Сказанное для Мауры было не более, чем нелепостью, в которую верили эльфы, но она ничего не сказала и похлопав Лин по плечу взяла тазик и вышла из покоев, на ходу раздавая в коридоре громогласные указы. Как только её голос стих, в покои вошли две служанки, одна забрала табуретку, а вторая грязное постельное бельё и дверь снова закрылась.
Оставшись наедине с мыслями и нахлынувшими воспоминаниями из детства, а также поражённая рассказом служанки Лин немигающим взглядом уставилась в мраморные плиты пола.

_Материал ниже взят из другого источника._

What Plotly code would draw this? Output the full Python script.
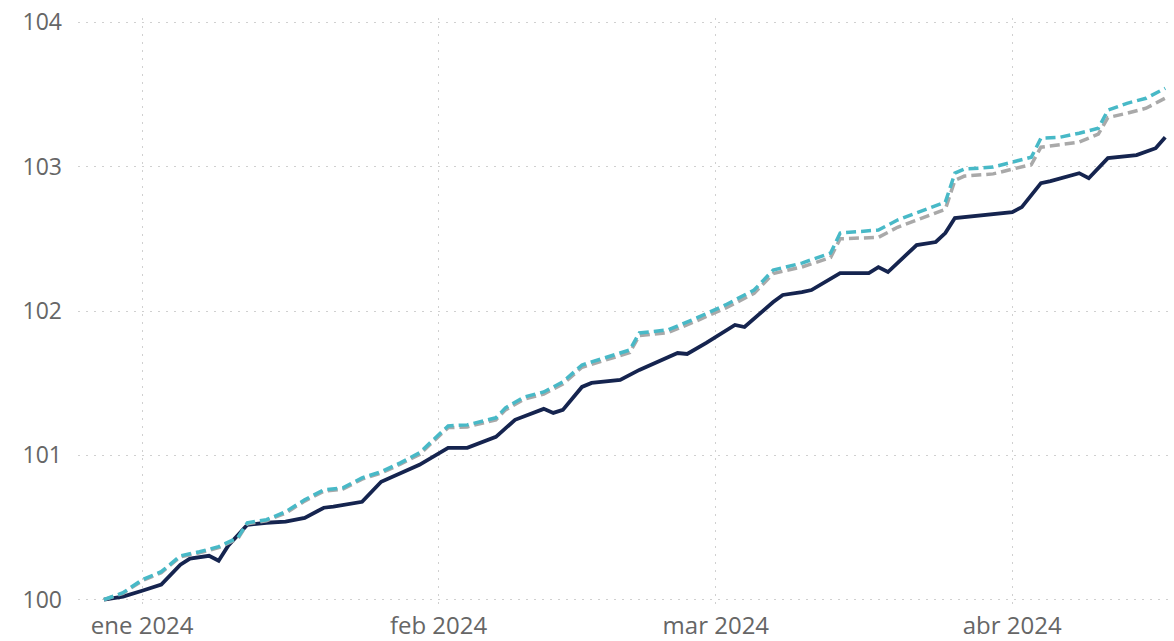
import plotly.graph_objects as go

# Solid dark series
dark_dates = ["2023-12-28", "2023-12-30", "2024-01-01", "2024-01-03", "2024-01-05", "2024-01-06",
              "2024-01-08", "2024-01-09", "2024-01-10", "2024-01-12", "2024-01-14", "2024-01-16",
              "2024-01-18", "2024-01-20", "2024-01-21", "2024-01-24", "2024-01-26", "2024-01-28",
              "2024-01-30", "2024-02-02", "2024-02-04", "2024-02-07", "2024-02-09", "2024-02-12",
              "2024-02-13", "2024-02-14", "2024-02-16", "2024-02-17", "2024-02-20", "2024-02-22",
              "2024-02-26", "2024-02-27", "2024-02-29", "2024-03-03", "2024-03-04", "2024-03-07",
              "2024-03-08", "2024-03-10", "2024-03-11", "2024-03-14", "2024-03-17", "2024-03-18",
              "2024-03-19", "2024-03-22", "2024-03-24", "2024-03-25", "2024-03-26", "2024-04-01",
              "2024-04-02", "2024-04-04", "2024-04-05", "2024-04-08", "2024-04-09", "2024-04-11",
              "2024-04-14", "2024-04-16", "2024-04-17"]
dark_values = [100.000, 100.021, 100.062, 100.104, 100.242, 100.284,
               100.304, 100.270, 100.374, 100.519, 100.533, 100.540,
               100.567, 100.637, 100.644, 100.678, 100.817, 100.879,
               100.934, 101.052, 101.052, 101.128, 101.246, 101.322,
               101.294, 101.315, 101.474, 101.502, 101.522, 101.592,
               101.709, 101.702, 101.779, 101.903, 101.889, 102.062,
               102.111, 102.131, 102.145, 102.263, 102.263, 102.304,
               102.270, 102.457, 102.478, 102.540, 102.644, 102.685,
               102.720, 102.886, 102.900, 102.955, 102.920, 103.059,
               103.080, 103.128, 103.204]

# Dashed series (cyan and gray share dates)
dash_dates = ["2023-12-28", "2023-12-30", "2024-01-01", "2024-01-03", "2024-01-05", "2024-01-07",
              "2024-01-09", "2024-01-11", "2024-01-12", "2024-01-14", "2024-01-16", "2024-01-18",
              "2024-01-20", "2024-01-22", "2024-01-24", "2024-01-26", "2024-01-28", "2024-01-30",
              "2024-02-02", "2024-02-04", "2024-02-07", "2024-02-08", "2024-02-10", "2024-02-12",
              "2024-02-14", "2024-02-16", "2024-02-17", "2024-02-21", "2024-02-22", "2024-02-25",
              "2024-02-28", "2024-03-02", "2024-03-05", "2024-03-07", "2024-03-10", "2024-03-11",
              "2024-03-13", "2024-03-14", "2024-03-18", "2024-03-20", "2024-03-22", "2024-03-25",
              "2024-03-26", "2024-03-27", "2024-03-30", "2024-04-02", "2024-04-03", "2024-04-04",
              "2024-04-06", "2024-04-08", "2024-04-10", "2024-04-11", "2024-04-13", "2024-04-15",
              "2024-04-17"]
cyan_values = [100.000, 100.048, 100.138, 100.194, 100.304, 100.332,
               100.367, 100.429, 100.533, 100.554, 100.609, 100.692,
               100.761, 100.775, 100.844, 100.886, 100.948, 101.017,
               101.204, 101.211, 101.260, 101.329, 101.405, 101.439,
               101.509, 101.626, 101.647, 101.730, 101.848, 101.869,
               101.952, 102.042, 102.145, 102.284, 102.332, 102.353,
               102.401, 102.540, 102.561, 102.630, 102.678, 102.754,
               102.955, 102.983, 102.997, 103.045, 103.066, 103.197,
               103.204, 103.232, 103.266, 103.391, 103.439, 103.474,
               103.543]
gray_values = [100.000, 100.044, 100.131, 100.187, 100.297, 100.325,
               100.360, 100.422, 100.526, 100.547, 100.600, 100.683,
               100.752, 100.766, 100.835, 100.877, 100.938, 101.006,
               101.192, 101.197, 101.246, 101.315, 101.391, 101.425,
               101.494, 101.610, 101.630, 101.712, 101.830, 101.850,
               101.932, 102.020, 102.122, 102.260, 102.305, 102.325,
               102.370, 102.500, 102.510, 102.580, 102.628, 102.705,
               102.905, 102.935, 102.950, 102.995, 103.015, 103.135,
               103.150, 103.170, 103.225, 103.340, 103.370, 103.405,
               103.475]

y_ticks = [100, 101, 102, 103, 104]
x_ticks = ["2024-01-01", "2024-02-01", "2024-03-01", "2024-04-01"]
x_tick_labels = ["ene 2024", "feb 2024", "mar 2024", "abr 2024"]

fig = go.Figure()
fig.add_trace(go.Scatter(x=dark_dates, y=dark_values, mode="lines",
                         line=dict(color="#15244f", width=3.8), name="Serie 1"))
fig.add_trace(go.Scatter(x=dash_dates, y=gray_values, mode="lines",
                         line=dict(color="#a9a9a9", width=3.5, dash="10px,5px"), name="Serie 3"))
fig.add_trace(go.Scatter(x=dash_dates, y=cyan_values, mode="lines",
                         line=dict(color="#48b9c7", width=3.5, dash="10px,5px"), name="Serie 2"))

fig.update_layout(
    width=1174, height=641,
    margin=dict(l=78, r=0, t=18, b=37),
    paper_bgcolor="white", plot_bgcolor="white",
    showlegend=False,
    font=dict(family="Open Sans, Noto Sans, sans-serif", size=22, color="#666666"),
)
fig.update_xaxes(
    type="date",
    range=["2023-12-25 07:00", "2024-04-17 22:00"],
    tickvals=x_ticks, ticktext=x_tick_labels,
    tickfont=dict(size=24),
    showgrid=True, gridcolor="#d0d0d0", griddash="2px,6px", gridwidth=1.2,
    showline=False, zeroline=False, ticks="",
    ticklabelstandoff=5,
    automargin=False,
)
fig.update_yaxes(
    range=[99.97, 104.03],
    tickvals=y_ticks, ticktext=[str(v) for v in y_ticks],
    tickfont=dict(size=23),
    showgrid=True, gridcolor="#d0d0d0", griddash="2px,6px", gridwidth=1.2,
    showline=False, zeroline=False, ticks="",
    ticklabelstandoff=15,
    automargin=False,
)

fig.write_html("out.html",
               config={"displayModeBar": False},
               post_script="document.body.style.margin='0';document.body.style.padding='0';")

Люди порой несказанно жестоки, до безумного неоправданно, особенно если в их голове нет ничего кроме слепой ярости или разрушающего гнева. Ураган разрушительных эмоций оставил её сиротой. Лин хмыкнула, слушая свои мысли, в её детстве и юности не случалось ничего невыносимо тяжёлого, кроме болезненной гибели Тэкер. Это событие заставило что-то внутри неё рухнуть, что-то так и не сумевшее подняться обратно. Она знала, разбилось на тысячи острых осколков и ранило изнутри рухнувшее сердце, когда Гло́стер положил перед её ногами бездыханное родное тело.
В ту ночь в погребальном костре сожгли не только труп Тэкер, Ерлине казалось, что вместе с той, кого она считала и называла мамой сожгли её саму.
Э́лесон как-то сказала: «Боль не пройдёт, но с годами напоминать о себе станет реже». Миновало без малого семь лет с тех пор и казалось её жестоко обманули. Лин грело осознание того, что Тэкер, как и все эльфы вернулась на небо и воссияла звездой сопровождая её в ночи. Это значило она всегда рядом, наблюдает и по-прежнему неистово любит.
В дверь постучали и не дожидаясь ответа вошли. По манере входить без разрешения она узнала посетителя своих покоев – Мидэ́я. Только её личная телохранительница имела наглость входить без разрешения или не дожидаясь признаков того, что внутри кто-то есть.